▸ YOUR TASK: Take the listing from its first line through the line that contains "bin_width = 5" and please retype those lines exactly, leaving out the pictures.

__________________________________________________

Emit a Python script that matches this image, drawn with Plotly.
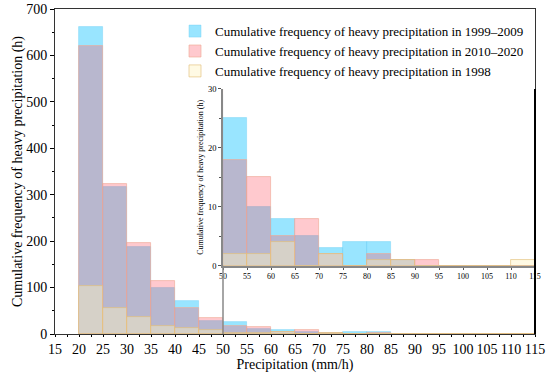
import plotly.graph_objects as go

# Bin left edges (mm/h), bin width 5
bin_start = [20, 25, 30, 35, 40, 45, 50, 55, 60, 65, 70, 75, 80, 85, 90, 95, 100, 105, 110]
bin_width = 5

series_names = [
    "Cumulative frequency of heavy precipitation in 1999–2009",
    "Cumulative frequency of heavy precipitation in 2010–2020",
    "Cumulative frequency of heavy precipitation in 1998",
]
freq_1999_2009 = [661, 317, 187, 100, 71, 29, 25, 10, 8, 5, 3, 4, 4, 1, 0, 0, 0, 0, 0]
freq_2010_2020 = [620, 323, 196, 114, 57, 34, 18, 15, 5, 8, 2, 0, 2, 1, 1, 0, 0, 0, 0]
freq_1998 = [104, 57, 37, 18, 14, 9, 2, 2, 4, 0, 2, 0, 1, 1, 0, 0, 0, 0, 1]

main_ticks = list(range(15, 120, 5))
inset_ticks = list(range(50, 120, 5))

fills = ["rgba(0,191,255,0.40)", "rgba(255,80,96,0.31)", "rgba(255,243,192,0.43)"]
edges = ["rgba(120,210,245,0.6)", "rgba(240,170,150,0.8)", "rgba(225,190,120,0.8)"]
series = [freq_1999_2009, freq_2010_2020, freq_1998]

FONT = "Liberation Serif, Times New Roman, serif"

fig = go.Figure()
for name, vals, fc, ec in zip(series_names, series, fills, edges):
    fig.add_trace(go.Bar(x=bin_start, y=vals, width=bin_width, offset=0, name=name,
                         marker=dict(color=fc, line=dict(color=ec, width=0.8)),
                         xaxis="x", yaxis="y", showlegend=True))
for name, vals, fc, ec in zip(series_names, series, fills, edges):
    fig.add_trace(go.Bar(x=bin_start, y=vals, width=bin_width, offset=0, name=name,
                         marker=dict(color=fc, line=dict(color=ec, width=0.8)),
                         xaxis="x2", yaxis="y2", showlegend=False))

fig.update_layout(
    width=550, height=377,
    margin=dict(l=55, r=15, t=9, b=43, autoexpand=False),
    paper_bgcolor="white", plot_bgcolor="white",
    barmode="overlay", bargap=0,
    font=dict(family=FONT, color="black", size=14),
    showlegend=True,
    legend=dict(x=0.25, y=0.978, xanchor="left", yanchor="top",
                bgcolor="rgba(0,0,0,0)", font=dict(size=13, family=FONT),
                tracegroupgap=0, itemwidth=30),
    xaxis=dict(domain=[0, 1], range=[15, 115], tickmode="array", tickvals=main_ticks,
               ticks="outside", ticklen=2, tickcolor="black", showline=True, automargin=False,
               linecolor="#333", linewidth=1, mirror=True, showgrid=False, zeroline=False,
               tickfont=dict(size=14), title=dict(text="Precipitation (mm/h)", font=dict(size=14), standoff=0),
               minor=dict(ticks="outside", ticklen=2, dtick=2.5, tickcolor="black")),
    yaxis=dict(domain=[0, 1], range=[0, 700], dtick=100, ticks="outside", ticklen=4,
               tickcolor="black", showline=True, linecolor="#333", linewidth=1, mirror=True,
               showgrid=False, zeroline=False, tickfont=dict(size=14), automargin=False,
               title=dict(text="Cumulative frequency of heavy precipitation (h)", font=dict(size=14), standoff=0),
               minor=dict(ticks="outside", ticklen=2, dtick=50, tickcolor="black")),
    xaxis2=dict(domain=[0.35, 1.0], anchor="y2", range=[50, 115], tickmode="array",
                tickvals=inset_ticks, ticks="outside", ticklen=2, tickcolor="#555", automargin=False,
                showline=True, linecolor="#888", linewidth=1.5, showgrid=False, zeroline=False,
                tickfont=dict(size=8)),
    yaxis2=dict(domain=[0.21, 0.754], anchor="x2", range=[0, 30], dtick=10, ticks="outside",
                ticklen=3, tickcolor="#555", showline=True, linecolor="#888", linewidth=1.5,
                showgrid=False, zeroline=False, tickfont=dict(size=8.5), automargin=False,
                title=dict(text="Cumulative frequency of heavy precipitation (h)", font=dict(size=8), standoff=3),
                minor=dict(ticks="outside", ticklen=2, dtick=5, tickcolor="#555")),
)

# connector line below the inset's y-axis and dark right edge of the inset
fig.add_shape(type="line", xref="x", yref="paper", x0=50, x1=50, y0=0, y1=0.21,
              line=dict(color="#888", width=1.5))
fig.add_shape(type="line", xref="paper", yref="paper", x0=1, x1=1, y0=0, y1=0.754,
              line=dict(color="black", width=2))

# remove the browser's default 8px body margin so the figure fills the window exactly
fig.write_html("out.html", config={"displayModeBar": False},
               post_script="document.body.style.margin='0px';")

__________________________________________________

▸ EXPECTED ANSWER:
Emit a Python script that matches this image, drawn with Plotly.
import plotly.graph_objects as go

# Bin left edges (mm/h), bin width 5
bin_start = [20, 25, 30, 35, 40, 45, 50, 55, 60, 65, 70, 75, 80, 85, 90, 95, 100, 105, 110]
bin_width = 5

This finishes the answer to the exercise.